### Exercise brief
Only the lines from the one with "Rebuild this chart" to the one with "const tickValues = [0, 20, 40, 60, 80, 100];", both included, should be output, without any images.

"""

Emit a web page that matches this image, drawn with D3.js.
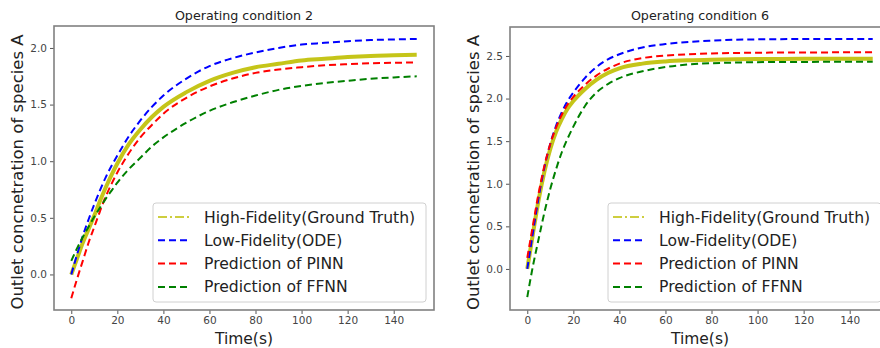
<!DOCTYPE html>
<html>
<head>
<meta charset="utf-8">
<script src="https://cdn.jsdelivr.net/npm/d3@7"></script>
<style>
  body { margin: 0; background: #fff; }
  text { font-family: "DejaVu Sans", sans-serif; }
</style>
</head>
<body>
<div id="chart"></div>
<script>
// time axis (s)
var time = [0, 2.5, 5, 7.5, 10, 12.5, 15, 17.5, 20, 25, 30, 35, 40, 50, 60, 70, 80, 90, 100, 110, 120, 130, 140, 150];

// operating condition 2
var hf2   = [0, 0.14, 0.28, 0.40, 0.52, 0.65, 0.77, 0.88, 0.98, 1.15, 1.28, 1.39, 1.48, 1.61, 1.71, 1.78, 1.83, 1.86, 1.89, 1.905, 1.92, 1.93, 1.935, 1.94];
var lf2   = [0, 0.175, 0.34, 0.485, 0.62, 0.745, 0.86, 0.96, 1.05, 1.22, 1.36, 1.48, 1.58, 1.73, 1.84, 1.91, 1.96, 2.0, 2.03, 2.045, 2.06, 2.07, 2.075, 2.08];
var pinn2 = [-0.21, -0.04, 0.12, 0.28, 0.42, 0.56, 0.69, 0.80, 0.9, 1.07, 1.21, 1.32, 1.42, 1.56, 1.66, 1.73, 1.78, 1.81, 1.83, 1.847, 1.857, 1.865, 1.869, 1.873];
var ffnn2 = [0.12, 0.23, 0.33, 0.42, 0.51, 0.59, 0.67, 0.74, 0.81, 0.93, 1.03, 1.13, 1.21, 1.34, 1.445, 1.52, 1.58, 1.63, 1.665, 1.69, 1.71, 1.728, 1.74, 1.75];

// operating condition 6
var hf6   = [0, 0.42, 0.82, 1.15, 1.41, 1.61, 1.76, 1.88, 1.97, 2.11, 2.22, 2.30, 2.355, 2.41, 2.436, 2.449, 2.456, 2.46, 2.463, 2.465, 2.466, 2.467, 2.468, 2.468];
var lf6   = [0, 0.43, 0.85, 1.20, 1.47, 1.68, 1.84, 1.97, 2.07, 2.24, 2.37, 2.46, 2.52, 2.60, 2.64, 2.665, 2.68, 2.69, 2.695, 2.697, 2.7, 2.7, 2.7, 2.7];
var pinn6 = [0.13, 0.52, 0.90, 1.22, 1.47, 1.66, 1.81, 1.93, 2.02, 2.16, 2.27, 2.35, 2.41, 2.475, 2.505, 2.52, 2.53, 2.535, 2.538, 2.54, 2.541, 2.542, 2.543, 2.543];
var ffnn6 = [-0.33, 0.04, 0.36, 0.67, 0.94, 1.17, 1.37, 1.53, 1.67, 1.91, 2.07, 2.17, 2.24, 2.32, 2.37, 2.4, 2.415, 2.422, 2.427, 2.429, 2.43, 2.431, 2.432, 2.433];

var xTicks = [0, 20, 40, 60, 80, 100, 120, 140];
var yTicks2 = [0, 0.5, 1.0, 1.5, 2.0];
var yTicks6 = [0, 0.5, 1.0, 1.5, 2.0, 2.5];

var legendLabels = ["High-Fidelity(Ground Truth)", "Low-Fidelity(ODE)", "Prediction of PINN", "Prediction of FFNN"];

var W = 880, H = 348;
var svg = d3.select("#chart").append("svg")
    .attr("width", W)
    .attr("height", H);

var panels = [
  { title: "Operating condition 2", left: 54, top: 26, yDom: [-0.314, 2.194], yTicks: yTicks2,
    series: [hf2, lf2, pinn2, ffnn2], legendX: 153 },
  { title: "Operating condition 6", left: 510, top: 27, yDom: [-0.482, 2.84], yTicks: yTicks6,
    series: [hf6, lf6, pinn6, ffnn6], legendX: 608 }
];

var styles = [
  { color: "#bfbf00", width: 4, dash: null, legendDash: "9,3,2,3", legendWidth: 1.6, opacity: 0.9 },
  { color: "#0000ff", width: 2, dash: "7,4", legendDash: "7,4", legendWidth: 2, opacity: 1 },
  { color: "#ff0000", width: 2, dash: "7,4", legendDash: "7,4", legendWidth: 2, opacity: 1 },
  { color: "#008000", width: 2, dash: "7,4", legendDash: "7,4", legendWidth: 2, opacity: 1 }
];

var plotW = 380, bottom = 310;

panels.forEach(function (p) {
  var x = d3.scaleLinear().domain([-7.5, 157.5]).range([p.left, p.left + plotW]);
  var y = d3.scaleLinear().domain(p.yDom).range([bottom, p.top]);

  var g = svg.append("g");

  // x axis
  var xa = g.append("g")
      .attr("transform", "translate(0," + bottom + ")")
      .call(d3.axisBottom(x).tickValues(xTicks).tickSize(4).tickPadding(3).tickFormat(d3.format("d")));
  // y axis
  var ya = g.append("g")
      .attr("transform", "translate(" + p.left + ",0)")
      .call(d3.axisLeft(y).tickValues(p.yTicks).tickSize(4).tickPadding(3).tickFormat(d3.format(".1f")));

  [xa, ya].forEach(function (a) {
    a.select(".domain").remove();
    a.selectAll(".tick line").attr("stroke", "#555").attr("stroke-width", 1);
    a.selectAll(".tick text")
      .attr("fill", "#444")
      .style("font-size", "10.5px")
      .style("font-family", "DejaVu Sans, sans-serif");
  });

  // lines
  var line = d3.line()
      .x(function (d, i) { return x(time[i]); })
      .y(function (d) { return y(d); })
      .curve(d3.curveMonotoneX);

  p.series.forEach(function (s, k) {
    var st = styles[k];
    g.append("path")
      .datum(s)
      .attr("d", line)
      .attr("fill", "none")
      .attr("stroke", st.color)
      .attr("stroke-width", st.width)
      .attr("stroke-opacity", st.opacity)
      .attr("stroke-dasharray", st.dash);
  });

  // frame
  g.append("rect")
    .attr("x", p.left)
    .attr("y", p.top)
    .attr("width", plotW)
    .attr("height", bottom - p.top)
    .attr("fill", "none")
    .attr("stroke", "#808080")
    .attr("stroke-width", 1.6);

  // title
  g.append("text")
    .attr("x", p.left + plotW / 2)
    .attr("y", 20)
    .attr("text-anchor", "middle")
    .style("font-size", "12.7px")
    .attr("fill", "#222")
    .text(p.title);

  // axis labels
  g.append("text")
    .attr("x", p.left + plotW / 2)
    .attr("y", 344)
    .attr("text-anchor", "middle")
    .style("font-size", "15.5px")
    .attr("fill", "#222")
    .text("Time(s)");

  g.append("text")
    .attr("transform", "translate(" + (p.left - 31) + "," + ((p.top + bottom) / 2 + 4) + ") rotate(-90)")
    .attr("text-anchor", "middle")
    .style("font-size", "16.5px")
    .attr("fill", "#222")
    .text("Outlet concnetration of species A");

  // legend
  var lg = g.append("g").attr("transform", "translate(" + p.legendX + ",203)");
  lg.append("rect")
    .attr("width", 273)
    .attr("height", 99)
    .attr("rx", 3)
    .attr("fill", "#fff")
    .attr("fill-opacity", 0.85)
    .attr("stroke", "#d0d0d0")
    .attr("stroke-width", 1);

  legendLabels.forEach(function (lab, k) {
    var st = styles[k];
    var yy = 14 + k * 23.3;
    lg.append("line")
      .attr("x1", 5).attr("x2", 37)
      .attr("y1", yy).attr("y2", yy)
      .attr("stroke", st.color)
      .attr("stroke-width", st.legendWidth)
      .attr("stroke-dasharray", st.legendDash);
    lg.append("text")
      .attr("x", 51)
      .attr("y", yy + 5.5)
      .style("font-size", "15.6px")
      .attr("fill", "#222")
      .text(lab);
  });
});
</script>
</body>
</html>
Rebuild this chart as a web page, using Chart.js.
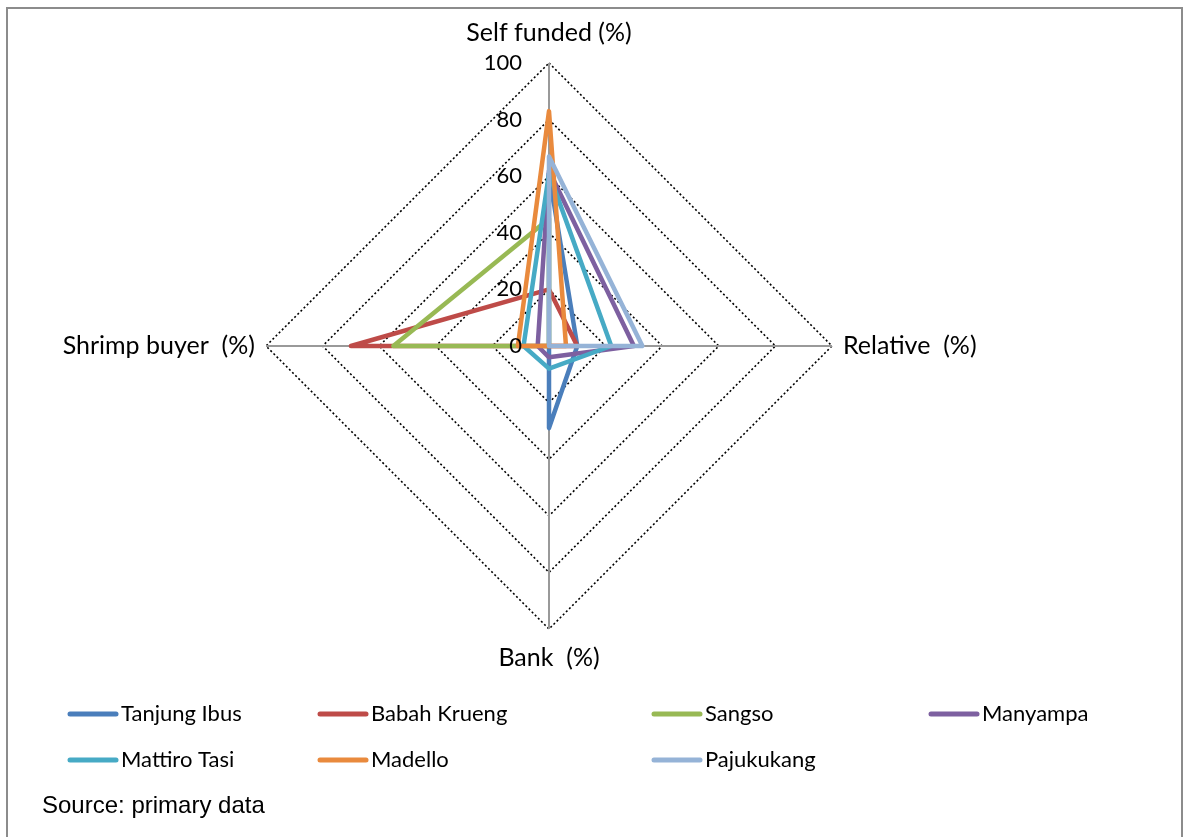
<!DOCTYPE html>
<html>
<head>
<meta charset="utf-8">
<script src="https://cdn.jsdelivr.net/npm/chart.js@4/dist/chart.umd.min.js"></script>
<style>
  html, body { margin: 0; padding: 0; background: #fff; }
  #wrap { position: relative; width: 1184px; height: 837px; }
</style>
</head>
<body>
<div id="wrap"><canvas id="c"></canvas></div>
<script>
// Sources of capital per village (percent of respondents)
const categories = ['Self funded (%)', 'Relative  (%)', 'Bank  (%)', 'Shrimp buyer  (%)'];
const tickValues = [0, 20, 40, 60, 80, 100];

const villages = ['Tanjung Ibus', 'Babah Krueng', 'Sangso', 'Manyampa', 'Mattiro Tasi', 'Madello', 'Pajukukang'];
const tanjungIbus = [61, 10, 29, 0];
const babahKrueng = [20, 10, 0, 70];
const sangso      = [45, 0, 0, 55];
const manyampa    = [62, 30, 4, 4];
const mattiroTasi = [61, 22, 8, 9];
const madello     = [83, 6, 0, 11];
const pajukukang  = [67, 33, 0, 0];
const seriesValues = [tanjungIbus, babahKrueng, sangso, manyampa, mattiroTasi, madello, pajukukang];

const colors = ['#4A7EBB', '#BE4B48', '#98B954', '#7D60A0', '#46AAC5', '#E98A3D', '#95B3D7'];

const FONT = 'Lato, "Open Sans", sans-serif';
const NARROW = '"Liberation Sans Narrow", "Liberation Sans", Arial, sans-serif';

// Fixed plot geometry inside the canvas
const CENTER_X = 549, CENTER_Y = 346, RADIUS = 283;

const decorations = {
  id: 'decorations',
  beforeDraw(chart) {
    const ctx = chart.ctx;
    ctx.save();
    ctx.fillStyle = '#fff';
    ctx.fillRect(0, 0, chart.width, chart.height);
    // outer frame (open at the bottom)
    ctx.strokeStyle = '#8c8c8c';
    ctx.lineWidth = 2;
    ctx.beginPath();
    ctx.moveTo(7, chart.height);
    ctx.lineTo(7, 8);
    ctx.lineTo(1182, 8);
    ctx.lineTo(1182, chart.height);
    ctx.stroke();
    ctx.restore();
  },
  afterDraw(chart) {
    const ctx = chart.ctx;
    const scale = chart.scales.r;
    ctx.save();
    // tick labels along the first spoke
    ctx.fillStyle = '#000';
    ctx.font = '22px ' + FONT;
    ctx.textAlign = 'right';
    ctx.textBaseline = 'middle';
    tickValues.forEach(v => {
      const p = scale.getPointPositionForValue(0, v);
      ctx.fillText(String(v), p.x - 27, p.y);
    });
    // spoke titles
    ctx.font = '25px ' + FONT;
    categories.forEach((label, i) => {
      const p = scale.getPointPosition(i, scale.drawingArea);
      let x = p.x, y = p.y;
      if (i === 0) { ctx.textAlign = 'center'; y -= 30; }
      else if (i === 1) { ctx.textAlign = 'left'; x += 11; }
      else if (i === 2) { ctx.textAlign = 'center'; y += 29; }
      else { ctx.textAlign = 'right'; x -= 11; }
      ctx.fillText(label, x, y);
    });
    // legend
    const colX = [68, 318, 652, 929];
    const rowY = [714, 760];
    ctx.textAlign = 'left';
    ctx.font = '22px ' + FONT;
    chart.data.datasets.forEach((ds, i) => {
      const x = colX[i % 4], y = rowY[Math.floor(i / 4)];
      ctx.strokeStyle = ds.borderColor;
      ctx.lineWidth = 5;
      ctx.lineCap = 'round';
      ctx.beginPath();
      ctx.moveTo(x + 2, y);
      ctx.lineTo(x + 48, y);
      ctx.stroke();
      ctx.fillText(ds.label, x + 53, y);
    });
    // source note
    ctx.font = '24px ' + NARROW;
    ctx.fillText('Source: primary data', 42, 806);
    ctx.restore();
  }
};

new Chart(document.getElementById('c'), {
  type: 'radar',
  data: {
    labels: categories,
    datasets: villages.map((name, i) => ({
      label: name,
      data: seriesValues[i],
      borderColor: colors[i],
      backgroundColor: colors[i],
      borderWidth: 4.5,
      fill: false,
      tension: 0,
      pointRadius: 0,
      pointHoverRadius: 0,
      borderJoinStyle: 'round',
      borderCapStyle: 'round',
      order: villages.length - i
    }))
  },
  options: {
    responsive: true,
    maintainAspectRatio: false,
    devicePixelRatio: 1,
    animation: false,
    events: [],
    plugins: { legend: { display: false }, tooltip: { enabled: false } },
    scales: {
      r: {
        min: 0,
        max: 100,
        ticks: { display: false, stepSize: 20 },
        pointLabels: { display: false },
        grid: { circular: false, color: '#000', lineWidth: 1.6 },
        border: { dash: [2, 2.4] },
        angleLines: { color: '#999', lineWidth: 2, borderDash: [] },
        afterFit(scale) {
          scale.xCenter = CENTER_X;
          scale.yCenter = CENTER_Y;
          scale.drawingArea = RADIUS;
        }
      }
    }
  },
  plugins: [decorations]
});
</script>
</body>
</html>
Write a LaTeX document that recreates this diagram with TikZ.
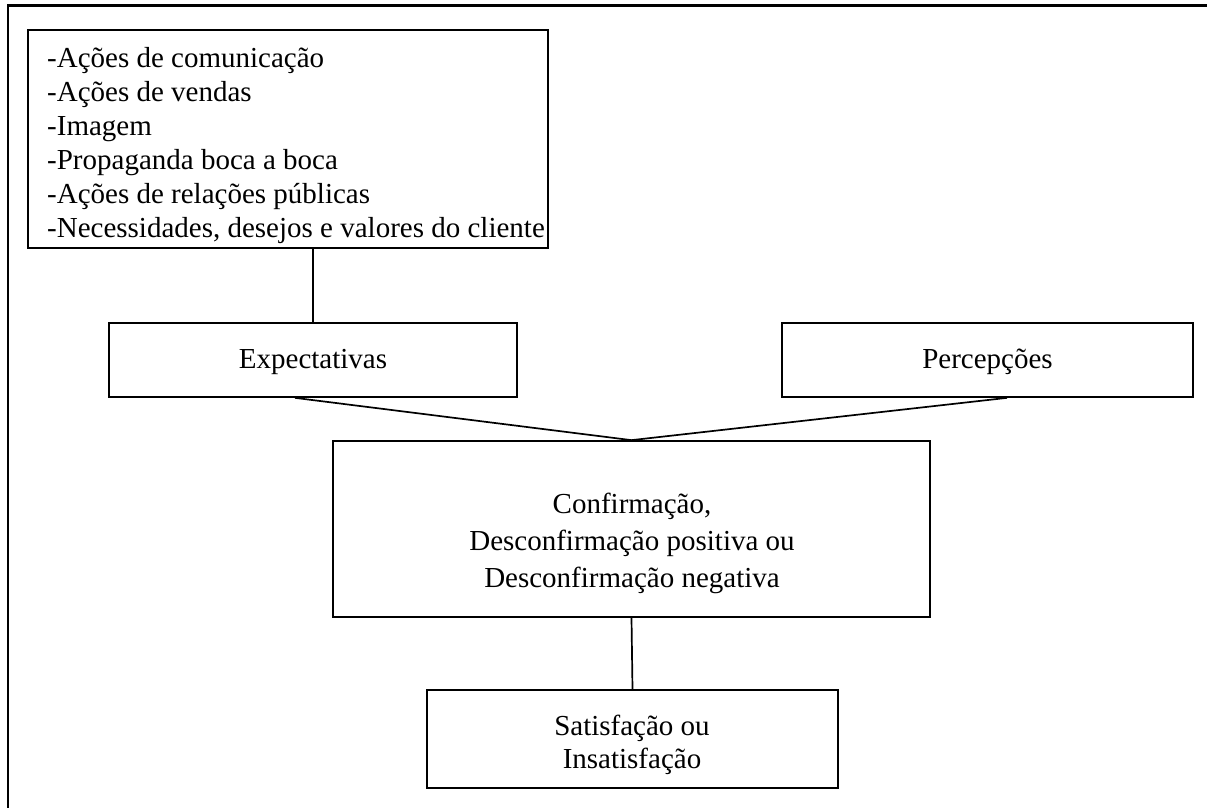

"""

### Solution for this problem
Rebuild this chart as a web page, using Chart.js.
<!DOCTYPE html>
<html>
<head>
<meta charset="utf-8">
<script src="https://cdn.jsdelivr.net/npm/chart.js@4/dist/chart.umd.min.js"></script>
<style>
  html, body { margin: 0; padding: 0; background: #fff; }
  #wrap { position: relative; width: 1184px; height: 837px; }
</style>
</head>
<body>
<div id="wrap"><canvas id="c"></canvas></div>
<script>
// Sources of capital per village (percent of respondents)
const categories = ['Self funded (%)', 'Relative  (%)', 'Bank  (%)', 'Shrimp buyer  (%)'];
const tickValues = [0, 20, 40, 60, 80, 100];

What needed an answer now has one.